Restate the data word for word and leave the images out.

-*-

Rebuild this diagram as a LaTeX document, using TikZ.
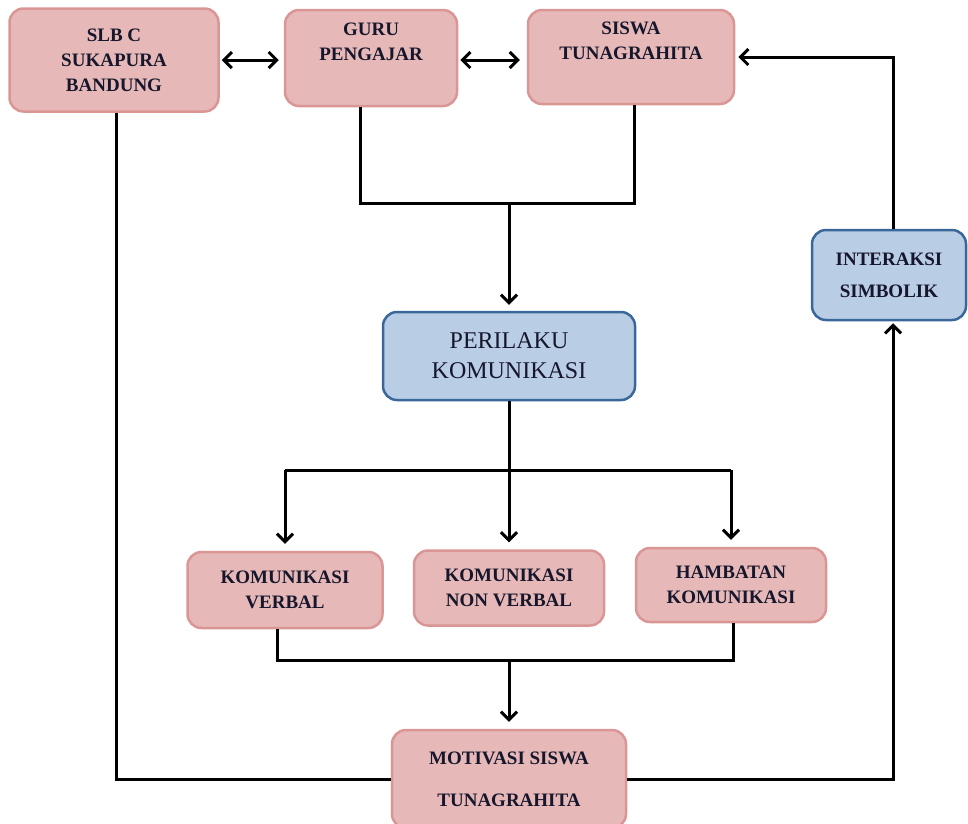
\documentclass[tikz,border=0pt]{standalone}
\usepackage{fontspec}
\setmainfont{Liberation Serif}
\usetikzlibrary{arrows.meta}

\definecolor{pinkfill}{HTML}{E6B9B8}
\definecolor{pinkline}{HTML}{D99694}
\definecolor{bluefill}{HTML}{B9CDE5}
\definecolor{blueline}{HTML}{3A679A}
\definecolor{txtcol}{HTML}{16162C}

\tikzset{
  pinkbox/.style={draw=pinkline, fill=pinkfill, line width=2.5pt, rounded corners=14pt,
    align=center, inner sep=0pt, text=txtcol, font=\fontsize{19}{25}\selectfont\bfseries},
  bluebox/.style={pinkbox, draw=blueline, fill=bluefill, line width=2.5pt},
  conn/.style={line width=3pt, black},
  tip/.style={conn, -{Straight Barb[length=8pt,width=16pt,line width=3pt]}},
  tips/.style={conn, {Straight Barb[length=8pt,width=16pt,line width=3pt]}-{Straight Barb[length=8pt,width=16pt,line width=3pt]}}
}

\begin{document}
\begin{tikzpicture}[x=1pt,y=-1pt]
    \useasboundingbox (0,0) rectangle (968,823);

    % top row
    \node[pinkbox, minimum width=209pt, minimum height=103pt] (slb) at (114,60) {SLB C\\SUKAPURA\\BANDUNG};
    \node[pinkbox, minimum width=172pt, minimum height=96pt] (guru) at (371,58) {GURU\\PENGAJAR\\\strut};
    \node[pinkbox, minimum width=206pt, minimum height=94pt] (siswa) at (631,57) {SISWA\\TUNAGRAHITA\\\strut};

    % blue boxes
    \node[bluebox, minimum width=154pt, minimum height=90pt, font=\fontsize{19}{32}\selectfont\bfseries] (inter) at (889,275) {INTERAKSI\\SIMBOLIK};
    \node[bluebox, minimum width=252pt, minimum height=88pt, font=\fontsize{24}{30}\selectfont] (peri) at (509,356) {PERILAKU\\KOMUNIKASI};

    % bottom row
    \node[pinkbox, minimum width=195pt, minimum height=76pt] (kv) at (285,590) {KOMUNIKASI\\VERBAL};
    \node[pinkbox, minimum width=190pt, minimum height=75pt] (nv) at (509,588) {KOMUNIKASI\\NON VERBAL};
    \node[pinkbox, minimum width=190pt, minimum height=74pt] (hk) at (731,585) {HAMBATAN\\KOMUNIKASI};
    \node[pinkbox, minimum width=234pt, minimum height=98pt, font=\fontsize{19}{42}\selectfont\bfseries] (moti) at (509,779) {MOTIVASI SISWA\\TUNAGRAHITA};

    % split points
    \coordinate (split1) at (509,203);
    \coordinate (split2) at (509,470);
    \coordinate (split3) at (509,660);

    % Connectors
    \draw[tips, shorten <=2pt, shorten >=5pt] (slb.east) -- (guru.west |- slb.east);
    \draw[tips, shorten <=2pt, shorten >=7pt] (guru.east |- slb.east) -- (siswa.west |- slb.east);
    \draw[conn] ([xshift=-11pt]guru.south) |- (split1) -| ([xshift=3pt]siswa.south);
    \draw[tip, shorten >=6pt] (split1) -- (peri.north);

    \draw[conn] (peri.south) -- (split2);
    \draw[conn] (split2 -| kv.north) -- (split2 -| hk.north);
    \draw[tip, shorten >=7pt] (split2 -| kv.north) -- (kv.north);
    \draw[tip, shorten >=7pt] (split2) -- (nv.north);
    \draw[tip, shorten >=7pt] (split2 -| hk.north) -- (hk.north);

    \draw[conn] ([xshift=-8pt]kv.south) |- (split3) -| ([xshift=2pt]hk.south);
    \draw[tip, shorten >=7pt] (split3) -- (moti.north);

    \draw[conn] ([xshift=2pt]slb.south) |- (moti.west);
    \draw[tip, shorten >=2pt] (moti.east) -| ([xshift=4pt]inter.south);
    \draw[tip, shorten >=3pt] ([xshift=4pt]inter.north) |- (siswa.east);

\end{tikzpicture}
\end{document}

-*-

RESPONSE TO THE EXERCISE
Rebuild this diagram as a LaTeX document, using TikZ.
\documentclass[tikz,border=0pt]{standalone}
\usepackage{fontspec}
\setmainfont{Liberation Serif}
\usetikzlibrary{arrows.meta}

\definecolor{pinkfill}{HTML}{E6B9B8}
\definecolor{pinkline}{HTML}{D99694}
\definecolor{bluefill}{HTML}{B9CDE5}
\definecolor{blueline}{HTML}{3A679A}
\definecolor{txtcol}{HTML}{16162C}

\tikzset{
  pinkbox/.style={draw=pinkline, fill=pinkfill, line width=2.5pt, rounded corners=14pt,
    align=center, inner sep=0pt, text=txtcol, font=\fontsize{19}{25}\selectfont\bfseries},
  bluebox/.style={pinkbox, draw=blueline, fill=bluefill, line width=2.5pt},
  conn/.style={line width=3pt, black},
  tip/.style={conn, -{Straight Barb[length=8pt,width=16pt,line width=3pt]}},
  tips/.style={conn, {Straight Barb[length=8pt,width=16pt,line width=3pt]}-{Straight Barb[length=8pt,width=16pt,line width=3pt]}}
}

\begin{document}
\begin{tikzpicture}[x=1pt,y=-1pt]
    \useasboundingbox (0,0) rectangle (968,823);

    % top row
    \node[pinkbox, minimum width=209pt, minimum height=103pt] (slb) at (114,60) {SLB C\\SUKAPURA\\BANDUNG};
    \node[pinkbox, minimum width=172pt, minimum height=96pt] (guru) at (371,58) {GURU\\PENGAJAR\\\strut};
    \node[pinkbox, minimum width=206pt, minimum height=94pt] (siswa) at (631,57) {SISWA\\TUNAGRAHITA\\\strut};

    % blue boxes
    \node[bluebox, minimum width=154pt, minimum height=90pt, font=\fontsize{19}{32}\selectfont\bfseries] (inter) at (889,275) {INTERAKSI\\SIMBOLIK};
    \node[bluebox, minimum width=252pt, minimum height=88pt, font=\fontsize{24}{30}\selectfont] (peri) at (509,356) {PERILAKU\\KOMUNIKASI};

    % bottom row
    \node[pinkbox, minimum width=195pt, minimum height=76pt] (kv) at (285,590) {KOMUNIKASI\\VERBAL};
    \node[pinkbox, minimum width=190pt, minimum height=75pt] (nv) at (509,588) {KOMUNIKASI\\NON VERBAL};
    \node[pinkbox, minimum width=190pt, minimum height=74pt] (hk) at (731,585) {HAMBATAN\\KOMUNIKASI};
    \node[pinkbox, minimum width=234pt, minimum height=98pt, font=\fontsize{19}{42}\selectfont\bfseries] (moti) at (509,779) {MOTIVASI SISWA\\TUNAGRAHITA};

    % split points
    \coordinate (split1) at (509,203);
    \coordinate (split2) at (509,470);
    \coordinate (split3) at (509,660);

    % Connectors
    \draw[tips, shorten <=2pt, shorten >=5pt] (slb.east) -- (guru.west |- slb.east);
    \draw[tips, shorten <=2pt, shorten >=7pt] (guru.east |- slb.east) -- (siswa.west |- slb.east);
    \draw[conn] ([xshift=-11pt]guru.south) |- (split1) -| ([xshift=3pt]siswa.south);
    \draw[tip, shorten >=6pt] (split1) -- (peri.north);

    \draw[conn] (peri.south) -- (split2);
    \draw[conn] (split2 -| kv.north) -- (split2 -| hk.north);
    \draw[tip, shorten >=7pt] (split2 -| kv.north) -- (kv.north);
    \draw[tip, shorten >=7pt] (split2) -- (nv.north);
    \draw[tip, shorten >=7pt] (split2 -| hk.north) -- (hk.north);

    \draw[conn] ([xshift=-8pt]kv.south) |- (split3) -| ([xshift=2pt]hk.south);
    \draw[tip, shorten >=7pt] (split3) -- (moti.north);

    \draw[conn] ([xshift=2pt]slb.south) |- (moti.west);
    \draw[tip, shorten >=2pt] (moti.east) -| ([xshift=4pt]inter.south);
    \draw[tip, shorten >=3pt] ([xshift=4pt]inter.north) |- (siswa.east);

\end{tikzpicture}
\end{document}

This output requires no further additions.